This post is an overview and quick start for the tools that were developed in this GSoC 2016 project. All the subprojects are aimed to spread Common Workflow Language more widely in the developer community by making porting Python tools to CWL easier, with less amount of routine job.

gxargparse

gxargparse is a tool the original purpose of which was to form Galaxy XML tools from Python tools that use argparse. The design of the argparse translator was adapted to create the following converters (both of them are installed along with gxargparse)

argparse2cwl

argparse2cwl allows to generate CWL tools out of Python tools with argparse as their argument parser. It works like a wrapper around the original argparse, capturing its arguments and using them to generate CWL tools when the tool is run with --generate_cwl_tool option. Basically, it looks like you are calling this tool without any parameters, just a command with some argparse2cwl options.

For instance, you have a tool named search.py.

#!/usr/bin/env python

import argparse 

parser = argparse.ArgumentParser(description="Toy program to search inverted index and "
	                                     "print out each line the term appears")

parser.add_argument('mainfile', type=argparse.FileType('r'), help='Text file to be indexed')
parser.add_argument('term', type=str, help='Term for search')

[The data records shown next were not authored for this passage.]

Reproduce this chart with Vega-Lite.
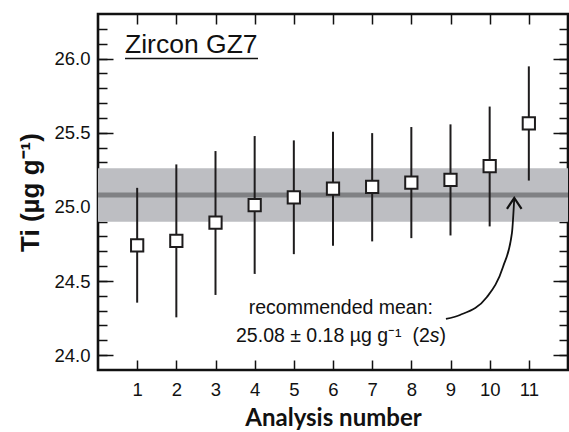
{
  "$schema": "https://vega.github.io/schema/vega-lite/v6.json",
  "width": 470,
  "height": 356,
  "autosize": {"type": "none"},
  "padding": {"left": 98, "top": 14, "right": 1, "bottom": 62},
  "background": "white",
  "config": {
    "view": {"stroke": "#111111", "strokeWidth": 2.6},
    "axis": {"labelFont": "Liberation Sans", "labelColor": "#111111", "titleColor": "#111111", "domain": false, "zindex": 1}
  },
  "resolve": {"axis": {"x": "independent", "y": "independent"}},
  "layer": [
    {
      "data": {"values": [{"lo": 24.90, "hi": 25.26}]},
      "mark": {"type": "rect", "color": "#bdbec2"},
      "encoding": {
        "y": {"field": "hi", "type": "quantitative", "axis": null, "scale": {"domain": [23.9, 26.3], "nice": false, "zero": false}},
        "y2": {"field": "lo"}
      }
    },
    {
      "data": {"values": [{"m": 25.08}]},
      "mark": {"type": "rule", "color": "#808184", "strokeWidth": 5},
      "encoding": {
        "y": {"field": "m", "type": "quantitative", "axis": null}
      }
    },
    {
      "data": {"name": "pts", "values": [
        {"n": 1, "ti": 24.74, "lo": 24.354, "hi": 25.128},
        {"n": 2, "ti": 24.771, "lo": 24.255, "hi": 25.286},
        {"n": 3, "ti": 24.893, "lo": 24.406, "hi": 25.376},
        {"n": 4, "ti": 25.012, "lo": 24.548, "hi": 25.477},
        {"n": 5, "ti": 25.064, "lo": 24.681, "hi": 25.448},
        {"n": 6, "ti": 25.123, "lo": 24.737, "hi": 25.507},
        {"n": 7, "ti": 25.135, "lo": 24.767, "hi": 25.497},
        {"n": 8, "ti": 25.164, "lo": 24.789, "hi": 25.538},
        {"n": 9, "ti": 25.182, "lo": 24.807, "hi": 25.556},
        {"n": 10, "ti": 25.274, "lo": 24.868, "hi": 25.676},
        {"n": 11, "ti": 25.563, "lo": 25.177, "hi": 25.947}
      ]},
      "mark": {"type": "rule", "color": "#1e1c1d", "strokeWidth": 2},
      "encoding": {
        "x": {"field": "n", "type": "quantitative",
          "scale": {"domain": [0, 12], "nice": false, "zero": false},
          "axis": {"orient": "bottom", "values": [1,2,3,4,5,6,7,8,9,10,11], "tickSize": -10, "tickWidth": 1.5, "tickColor": "#111111",
            "labelFontSize": 18.5, "labelPadding": 20, "grid": false,
            "title": "Analysis number", "titleFont": "Lato", "titleFontWeight": "bold", "titleFontSize": 24, "titlePadding": 8}},
        "y": {"field": "lo", "type": "quantitative",
          "scale": {"domain": [23.9, 26.3], "nice": false, "zero": false},
          "axis": {"orient": "left",
            "values": [24.0,24.1,24.2,24.3,24.4,24.5,24.6,24.7,24.8,24.9,25.0,25.1,25.2,25.3,25.4,25.5,25.6,25.7,25.8,25.9,26.0,26.1,26.2],
            "labelExpr": "abs(datum.value*2-round(datum.value*2))<0.001 ? format(datum.value,'.1f') : ''",
            "tickSize": -9, "tickWidth": 1.5, "tickColor": "#111111",
            "grid": true, "gridDash": [15, 3000], "gridColor": "#111111", "gridWidth": 1.5,
            "gridOpacity": {"condition": {"test": "abs(datum.value*2-round(datum.value*2))<0.001", "value": 1}, "value": 0},
            "labelFontSize": 18.5, "labelPadding": 17,
            "title": "Ti (µg g⁻¹)", "titleFont": "Liberation Sans", "titleFontWeight": "bold", "titleFontSize": 26, "titlePadding": 10}},
        "y2": {"field": "hi"}
      }
    },
    {
      "data": {"name": "pts"},
      "mark": {"type": "point", "shape": "square", "filled": true, "fill": "white", "stroke": "#1e1c1d", "strokeWidth": 2, "size": 150, "opacity": 1},
      "encoding": {
        "x": {"field": "n", "type": "quantitative",
          "axis": {"orient": "top", "values": [1,2,3,4,5,6,7,8,9,10,11], "tickSize": -10, "tickWidth": 1.5, "tickColor": "#111111", "labels": false, "grid": false, "title": null}},
        "y": {"field": "ti", "type": "quantitative",
          "axis": {"orient": "right",
            "values": [24.0,24.1,24.2,24.3,24.4,24.5,24.6,24.7,24.8,24.9,25.0,25.1,25.2,25.3,25.4,25.5,25.6,25.7,25.8,25.9,26.0,26.1,26.2],
            "labels": false, "tickSize": -9, "tickWidth": 1.5, "tickColor": "#111111",
            "grid": true, "gridDash": [15, 3000], "gridColor": "#111111", "gridWidth": 1.5,
            "gridOpacity": {"condition": {"test": "abs(datum.value*2-round(datum.value*2))<0.001", "value": 1}, "value": 0},
            "title": null}}
      }
    },
    {
      "data": {"values": [{"x": 0.69, "y": 26.035, "t": "Zircon GZ7"}]},
      "mark": {"type": "text", "align": "left", "baseline": "alphabetic", "font": "Liberation Sans", "fontSize": 26.5, "color": "#111111"},
      "encoding": {
        "x": {"field": "x", "type": "quantitative", "axis": null},
        "y": {"field": "y", "type": "quantitative", "axis": null},
        "text": {"field": "t"}
      }
    },
    {
      "data": {"values": [{"x": 0.69, "x2": 4.085, "y": 26.0}]},
      "mark": {"type": "rule", "color": "#111111", "strokeWidth": 1.6},
      "encoding": {
        "x": {"field": "x", "type": "quantitative", "axis": null},
        "x2": {"field": "x2"},
        "y": {"field": "y", "type": "quantitative", "axis": null}
      }
    },
    {
      "data": {"values": [{"x": 6.2, "y": 24.277, "t": "recommended mean:"}]},
      "mark": {"type": "text", "align": "center", "baseline": "alphabetic", "font": "Liberation Sans", "fontSize": 19.5, "color": "#111111"},
      "encoding": {
        "x": {"field": "x", "type": "quantitative", "axis": null},
        "y": {"field": "y", "type": "quantitative", "axis": null},
        "text": {"field": "t"}
      }
    },
    {
      "data": {"values": [{"x": 8.47, "y": 24.09, "t": "25.08 ± 0.18 µg g⁻¹\u00a0\u00a0(2"}]},
      "mark": {"type": "text", "align": "right", "baseline": "alphabetic", "font": "Liberation Sans", "fontSize": 19.5, "color": "#111111"},
      "encoding": {
        "x": {"field": "x", "type": "quantitative", "axis": null},
        "y": {"field": "y", "type": "quantitative", "axis": null},
        "text": {"field": "t"}
      }
    },
    {
      "data": {"values": [{"x": 8.718, "y": 24.09, "t": "s"}]},
      "mark": {"type": "text", "align": "right", "baseline": "alphabetic", "font": "Liberation Sans", "fontSize": 19.5, "fontStyle": "italic", "color": "#111111"},
      "encoding": {
        "x": {"field": "x", "type": "quantitative", "axis": null},
        "y": {"field": "y", "type": "quantitative", "axis": null},
        "text": {"field": "t"}
      }
    },
    {
      "data": {"values": [{"x": 8.884, "y": 24.09, "t": ")"}]},
      "mark": {"type": "text", "align": "right", "baseline": "alphabetic", "font": "Liberation Sans", "fontSize": 19.5, "color": "#111111"},
      "encoding": {
        "x": {"field": "x", "type": "quantitative", "axis": null},
        "y": {"field": "y", "type": "quantitative", "axis": null},
        "text": {"field": "t"}
      }
    },
    {
      "data": {"values": [
        {"x": 8.884, "y": 24.244},
        {"x": 9.242, "y": 24.271},
        {"x": 9.931, "y": 24.392},
        {"x": 10.34, "y": 24.595},
        {"x": 10.569, "y": 24.825},
        {"x": 10.628, "y": 25.06}
      ]},
      "mark": {"type": "line", "interpolate": "monotone", "color": "#111111", "strokeWidth": 1.8},
      "encoding": {
        "x": {"field": "x", "type": "quantitative", "axis": null},
        "y": {"field": "y", "type": "quantitative", "axis": null}
      }
    },
    {
      "data": {"values": [{"x": 10.628, "y": 25.06}]},
      "mark": {"type": "point", "shape": "M-1,1.5L0,0L1,1.5", "filled": false, "stroke": "#111111", "strokeWidth": 2.2, "size": 213, "opacity": 1},
      "encoding": {
        "x": {"field": "x", "type": "quantitative", "axis": null},
        "y": {"field": "y", "type": "quantitative", "axis": null}
      }
    }
  ]
}
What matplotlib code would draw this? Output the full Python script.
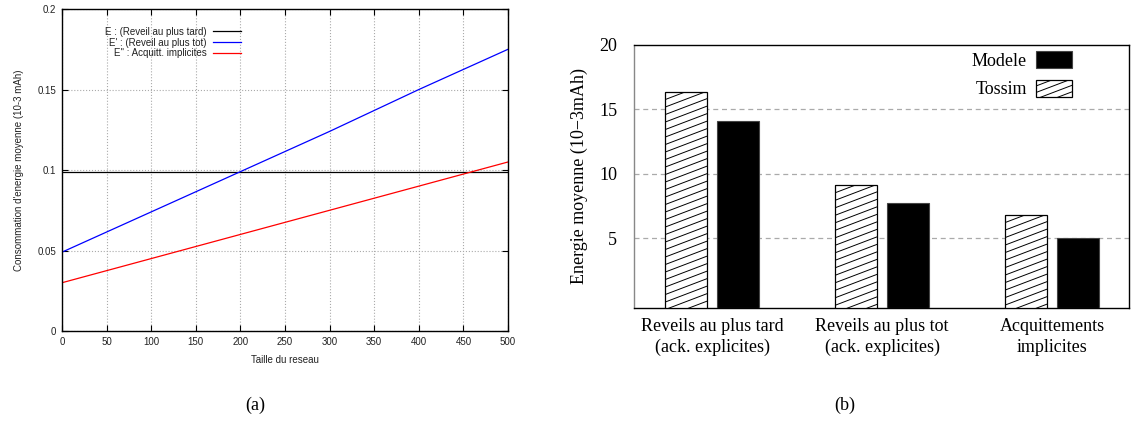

args = parser.parse_args()

# Here goes the code that works with argument values	
pass

You import argparse and write your tool as normally, but argparse2cwl grabs all the information available from the code and uses it to generate a CWL tool. If you run

python search.py --generate_cwl_tool

or

./search.py --generate_cwl_tool

The program will generate the next CWL file

#!/usr/bin/env cwl-runner
# This tool description was generated automatically by argparse2cwl ver. 0.3.0
# To generate again: $ ./search.py -b ./search.py --generate_cwl_tool
# Help: $ ./search.py  --help_arg2cwl

cwlVersion: "cwl:v1.0"

class: CommandLineTool
baseCommand: ['./search.py']

doc: |
  Toy program to search inverted index and print out each line the term appears

inputs:
  
  mainfile:
    type: File
  
    doc: Text file to be indexed
    inputBinding:
      position: 1

  term:
    type: string
  
    doc: Term for search
    inputBinding:
      position: 2


outputs:
    [] 

and you just need to look through the document and add the information that couldn’t be extracted from the code (requirements, hints, labels). Pay attention to the output section, it often can be blank because argparse2cwl couldn’t recognize that a parameter belongs to output. Use --generate-outputs option to generate output parameters from the ones which have output keyword in their names. Other options more detailed in the README.

If you have a command with nested subcommands, argparse2cwl will discover them all and generate a bunch of tools for each subcommand. It is especially handy for bioinformatics toolkits which usually have one root command.

click2cwl

click2cwl shares absolutely the same logic as argparse2cwl, the only difference is it is adjusted to work with click argument parser. Whenever click is imported, gxargparse grabs its commands, arguments, options and forms CWL parameters out of them.

pypi2cwl

pypi2cwl is a small wrapper around argparse2cwl that goes further in its desire to facilitate tool wrapping. After running

pypi2cwl <PYPI-PACKAGE>

it

  1. Installs PYPI-PACKAGE if it hasn’t been installed before

  2. Downloads the source code to a new directory

  3. Checks for command-line scripts in its setup.py.

  4. Runs argparse2cwl against them and generates the associated CWL output files.

pypi2cwl is available over pip.

cwl2argparse

cwl2argparse does the job straightly opposite to what argparse2cwl does: it parses CWL tools and generates Python code which can be imported as a function and used. It looks like this: supposing there is a file named search.cwl

#!/usr/bin/env cwl-runner
cwlVersion: "cwl:draft-3"
class: CommandLineTool
baseCommand: ['search.py']

description: |
  Toy program to search inverted index and print out each line the term appears
inputs:
  - id: mainfile
  type: File
  description: Text file to be indexed
  inputBinding:
    position: 1

- id: term
  type: string
  description: Term for search
  inputBinding:
    position: 2

outputs:
    []

Running cwl2argparse search.cwl generates the following file:

import argparse


def parser():
    description="""
        Toy program to search inverted index and print out each line the term appears
    """
    
    parser = argparse.ArgumentParser(description=description)
    arg_mainfile = parser.add_argument("arg_mainfile",
        type=argparse.FileType(),       help="""Text file to be indexed""",)
    arg_term = parser.add_argument("arg_term",
        type=str,       help="""Term for search""",)

    return parser

cwl2argparse is also installed by pip.

That’s all I’ve been working on during GSoC 2016 :) I will support the projects after their release, if confronted with any problems, please open issues, report bugs, I will fix them as soon as possible.